Touring musicians are often described as living out of hotels. However, for more than five years, trumpet player Chris Botti literally did reside at a hotel.
“When I decided to make that move, it made total sense to me,” Botti said. “I realized that I didn’t need all of the trappings. I didn’t need the sports car or the big house with the pool. I’m on the road so much of the time, so why bother with all of that? It’s all about the music anyway.”
Botti sold his sprawling Los Angeles home and relocated to Lower Manhattan’s swank Mercer Hotel.
“I checked in in 2014 and checked out March 13, 2020,” Botti said. “That was the exact day the governor of New York shut everything down. The timing for me to move into my apartment was serendipitous since everything changed at the hotel. The people who were there, who were like my family, were fired. It was a brutal time.”
It was especially difficult for Botti, who was so used to the road. But for the first time in his 30-plus year career, he couldn’t tour.
“It’s been some strange times,” Botti said while calling from his Manhattan apartment. “I’m getting back to where I should be.”
Botti, who will perform Saturday night at Martin Woldson Theater at the Fox, is working on a new album. “It’s about time that I get back on the road.”
The studio Blue Note will play host to Botti, who is working on his first album since 2012’s “Impressions.”
“I’m going to start working on a new record in August,” Botti said. “This will be my first one for Blue Note. It’s been a long time since I made a record.”
But the suave contemporary jazz performer, who was born in Portland and adeptly crosses over into rock and pop, has enough tunes in the canon for his show at the Fox. With 10 albums in the can, Botti will be fine. Odds are classics such as Leonard Cohen’s “Hallelujah” and Ray Noble’s “The Very Thought of You” will be rendered.
Expect an evening of top-tier musicianship since that’s what Botti’s life has been about since he came up the ranks as a session musician a generation ago. Botti learned his craft with icons who spared no expense when it came to the sonics. Botti toured extensively with Frank Sinatra, Paul Simon and Sting.
“The common denominator between those artists is that each of them could afford the most heralded musicians, and they hired them,” Botti said. “I totally get that. … With Paul Simon, he’s hiring (drummer) Steve Gadd, who is 77. He’s not out there for how he looks but how he plays.
“Steve’s out with James Taylor now because James cares how the music sounds live. Pop acts don’t care about Steve Gadd. … Drake doesn’t even have a band. He holds up a microphone and puts it out to the audience, and they sing the lyrics, and he backs a Brinks truck up to the venue and collects the money.
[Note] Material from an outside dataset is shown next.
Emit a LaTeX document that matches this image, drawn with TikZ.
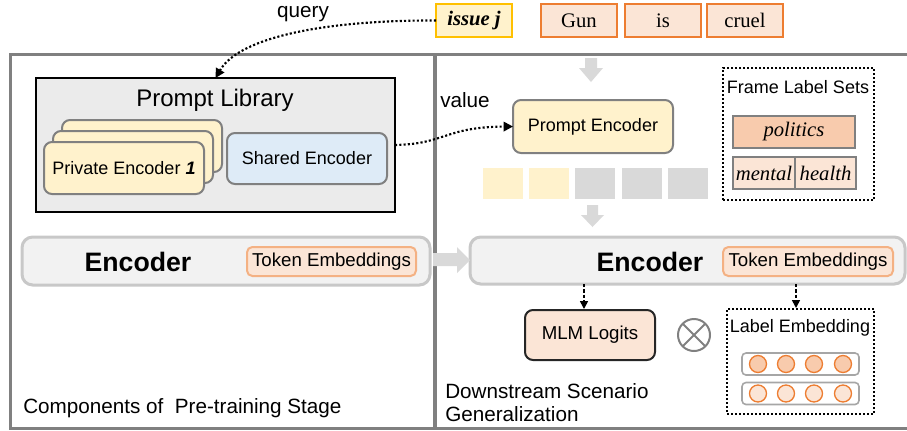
\documentclass[tikz,border=0pt]{standalone}
\usepackage{fontspec}
\setmainfont{Liberation Serif}
\setsansfont{Liberation Sans}
\usetikzlibrary{arrows.meta}
\definecolor{yel}{HTML}{FFF2CC}
\definecolor{gold}{HTML}{FFC000}
\definecolor{gbord}{HTML}{808080}
\definecolor{blu}{HTML}{DEEBF7}
\definecolor{libfill}{HTML}{EBEBEB}
\definecolor{barfill}{HTML}{F2F2F2}
\definecolor{barbord}{HTML}{C8C8C8}
\definecolor{peach}{HTML}{FBE5D6}
\definecolor{peachb}{HTML}{F4B183}
\definecolor{orng}{HTML}{ED7D31}
\definecolor{salmon}{HTML}{F8CBAD}
\definecolor{blk}{HTML}{D9D9D9}
\definecolor{dark}{HTML}{262626}
\tikzset{
  sz/.style 2 args={minimum width=#1*0.75pt, minimum height=#2*0.75pt},
  base/.style={inner sep=0pt, outer sep=0pt},
  ybox/.style={base, draw=gbord, line width=1.5pt, rounded corners=6pt, fill=yel},
  bbox/.style={base, draw=gbord, line width=1.5pt, rounded corners=6pt, fill=blu},
  bar/.style={base, draw=barbord, line width=2.25pt, rounded corners=8pt, fill=barfill},
  tok/.style={base, draw=peachb, line width=1.5pt, rounded corners=4pt, fill=peach},
  word/.style={base, draw=orng, line width=1.5pt, fill=peach},
  lbl/.style={base, draw=gbord, line width=1.2pt},
  dotbox/.style={base, draw=black, line width=1.5pt, dash pattern=on 1.5pt off 1.5pt},
  dotarrow/.style={draw=black, line width=1.6pt, dash pattern=on 1.6pt off 1.6pt, -{Triangle[length=7pt,width=7pt]}},
  dasharrow/.style={draw=black, line width=1.2pt, dash pattern=on 2.5pt off 1.5pt, -{Triangle[length=6pt,width=6pt]}},
  sq/.style={base, sz={40}{31}},
  circ/.style={base, circle, draw=orng, line width=1pt, minimum size=17*0.75pt},
  row/.style={base, draw=gbord!70, line width=1.2pt, rounded corners=3pt, fill=white, sz={117}{22}},
  tx/.style={font=\sffamily\fontsize{13.5}{16}\selectfont},
  big/.style={font=\sffamily\fontsize{15.5}{18.5}\selectfont},
}
\begin{document}
\begin{tikzpicture}[x=0.75pt,y=-0.75pt]
\useasboundingbox (0,0) rectangle (907,430);
% outer frame
\draw[gbord, line width=2.25pt] (907,54) -- (10,54) -- (10,428) -- (907,428);
\draw[gbord, line width=2.6pt] (435,54) -- (435,428);

% Prompt library
\node[base, draw=black, line width=1.6pt, fill=libfill, sz={359}{134}] (lib) at (215.5,145) {};
\node[font=\sffamily\fontsize{18}{21}\selectfont] (libt) at (215,100) {Prompt Library};
\node[ybox, sz={160}{52}] (priv3) at (142,146) {};
\node[ybox, sz={160}{52}] (priv2) at (133,157) {};
\node[ybox, sz={160}{52}, tx] (priv1) at (124,168) {Private Encoder \textbf{\textit{1}}};
\node[bbox, sz={160}{51}, tx] (shared) at (307,158.5) {Shared Encoder};

% left encoder
\node[bar, sz={408}{48}] (enc1) at (226,261) {};
\node[font=\sffamily\bfseries\fontsize{20}{24}\selectfont] (enc1t) at (138,262) {Encoder};
\node[tok, sz={169}{29}, font=\sffamily\fontsize{14}{16}\selectfont] (tok1) at (331.5,261.5) {Token Embeddings};

% right encoder
\node[bar, sz={435}{47}] (enc2) at (687.5,260.5) {};
\node[font=\sffamily\bfseries\fontsize{20}{24}\selectfont] (enc2t) at (650,262) {Encoder};
\node[tok, sz={170}{29}, font=\sffamily\fontsize{14}{16}\selectfont] (tok2) at (808,261.5) {Token Embeddings};

% block arrows
\fill[blk] (433,253) -- (457,253) -- (457,247) -- (470,260) -- (457,273) -- (457,266) -- (433,266) -- cycle;
\fill[blk] (585,58) -- (597,58) -- (597,68) -- (603,68) -- (591,82) -- (579,68) -- (585,68) -- cycle;
\fill[blk] (587,205) -- (598,205) -- (598,215) -- (604,215) -- (592.5,227) -- (581,215) -- (587,215) -- cycle;

% top tokens
\node[base, draw=gold, line width=1.5pt, fill=yel, sz={76}{33}, font=\rmfamily\fontsize{15.5}{18}\selectfont] (issue) at (474,20.5) {\textbf{\textit{issue j}}};
\node[word, sz={76}{33}, font=\rmfamily\fontsize{15.5}{18}\selectfont] (gun) at (579,20.5) {Gun};
\node[word, sz={76}{33}, font=\rmfamily\fontsize{15.5}{18}\selectfont] (is) at (663,20.5) {is};
\node[word, sz={76}{33}, font=\rmfamily\fontsize{15.5}{18}\selectfont] (cruel) at (745,20.5) {cruel};

\node[big] (query) at (303,14) {query};
\node[big] (value) at (465,100) {value};

% prompt encoder
\node[ybox, sz={160}{53}, tx] (penc) at (593,126.5) {Prompt Encoder};
\node[sq, fill=yel] (s1) at (503,183.5) {};
\node[sq, fill=yel] (s2) at (548.5,183.5) {};
\node[sq, fill=blk] (s3) at (595,183.5) {};
\node[sq, fill=blk] (s4) at (642,183.5) {};
\node[sq, fill=blk] (s5) at (688,183.5) {};

% frame label sets
\node[dotbox, sz={151}{132}] (fls) at (798.5,134) {};
\node[tx] (flst) at (798,87) {Frame Label Sets};
\node[lbl, fill=salmon, sz={122}{32}, font=\rmfamily\itshape\fontsize{15.5}{18}\selectfont] (pol) at (794,132) {politics};
\node[lbl, fill=peach, sz={62}{32}, font=\rmfamily\itshape\fontsize{15.5}{18}\selectfont] (men) at (764,173) {mental};
\node[lbl, fill=peach, sz={61}{32}, font=\rmfamily\itshape\fontsize{15.5}{18}\selectfont] (hea) at (825.5,173) {health};

% MLM and label embedding
\node[base, draw=dark, line width=1.5pt, rounded corners=6pt, fill=peach, sz={130}{50}, font=\sffamily\fontsize{14}{16}\selectfont] (mlm) at (590,335) {MLM Logits};
\node[base, circle, draw=gbord, line width=1.5pt, minimum size=32*0.75pt] (ot) at (694,335) {};
\draw[gbord, line width=1.5pt] (ot.north west) -- (ot.south east) (ot.north east) -- (ot.south west);
\node[dotbox, sz={147}{105}] (lemb) at (800.5,361.5) {};
\node[tx] (lembt) at (800,328) {Label Embedding};
\node[row] (r1) at (800.5,364) {};
\node[row] (r2) at (800.5,393.5) {};
\foreach \x [count=\i] in {758,786,814,843}{
  \node[circ, fill=salmon] (a\i) at (\x,364) {};
  \node[circ, fill=peach] (b\i) at (\x,393.5) {};
}

% texts
\node[big, anchor=west, inner sep=0pt] (comp) at (23,408) {Components of~ Pre-training Stage};
\node[big, anchor=west, align=left, inner sep=0pt] (down) at (445,402.5) {Downstream Scenario\\[-1.5pt]Generalization};

% connectors
\draw[dotarrow] (issue.west) .. controls (330,20) and (240,36) .. (lib.north);
\draw[dotarrow] (lib.east) .. controls (445,144) and (445,127) .. (penc.west);
\coordinate (d1) at (584,309);
\coordinate (d2) at (796,308);
\draw[dasharrow] (enc2.south -| d1) -- (d1);
\draw[dasharrow] (enc2.south -| d2) -- (d2);
\end{tikzpicture}
\end{document}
Kudos to him.”
Botti is an old school virtuoso who learned a no-nonsense approach from his close pal, Sting. “I’ve soaked up so much from Sting,” Botti said. “Sting is (like) my big brother. I wouldn’t be in this apartment talking to you if it wasn’t for Sting. I’ll see him in a couple of days.
“Whenever I visit, he’ll be playing a guitar and have the chess board set up for us. Sting is so dedicated to his craft. I admire how he carries himself and his drive. Look, the man is 70 and has all of the accolades and money in the world, and he’s out on tour again and making music, and he just tries to get better and better. That inspires me.”
Expect a vibrant show when Botti plays the Fox with musicians playing off one another. “When you catch this show, you’ll see that connection we have as musicians,” Botti said.
“It’s alarming to me when I go to a rock concert, and I see guys who don’t even interact with each other. Sometimes, they stare straight ahead, and there’s no camaraderie. I hate watching people up there who are stiff. For me, you go out there and just let loose and have fun.”